President Barack Obama will have to decide whether Huawei must unwind a $2m patent deal after a classified national security review failed to approve the transaction, the Chinese telecom equipment maker said.

Huawei said that it was offered an opportunity by the Committee on Foreign Investment, the secretive executive branch panel that vets deals on national security grounds, to withdraw from the regulatory review and sell patents it acquired from a company called 3Leaf last May.

But in a highly unusual move, Huawei said it believed that voluntarily selling the assets would do “significant damage” to its brand and its reputation, and that it believed an appropriate decision would be made. That means the decision will, under law, now fall directly to Mr Obama, who has the sole authority to issue a decision following a 15-day review of the panel’s findings.

Legal experts say the move by Huawei is virtually unprecedented. In almost every other case, when a company has been quietly advised to walk away from a deal, it has done so. Most attorneys who work in the field say that Mr Obama would most likely heed the opinion of the Cfius panel, which is comprised of top intelligence, defence and economic officials in his administration.

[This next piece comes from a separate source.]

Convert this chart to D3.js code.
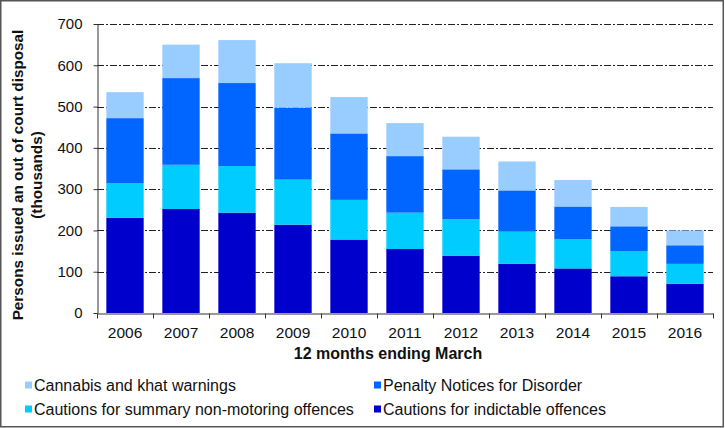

The decision puts Mr Obama in a difficult political position following the state visit by Hu Jintao, the Chinese president, to the United States in January. More than halfway through his term, the president has never had to rule on a Cfius case.

Huawei said it believed that Cfius had been “bothered and challenged by” the fact that the company failed to alert the panel to the deal before it was already closed. It said the circumstances of the deal made it difficult for the Cfius panel to craft a security-related arrangement that would satisfy the panel.

The decision represents a gamble by the Chinese company, which was already forced to abandon a deal in 2008 because of national security concerns. The decision raises significant doubt about the company’s future growth prospects and ability to win big US telecommunications contracts given the US government’s now obvious doubts about the company.

“Huawei has great respect for and trusts the fairness and impartiality of the US government and American due process. Whatever the final determination on the 3Leaf case, Huawei looks forward to expanding our already substantial business in the US,” Huawei said.

The Treasury, which chairs the Cfius panel, declined to comment.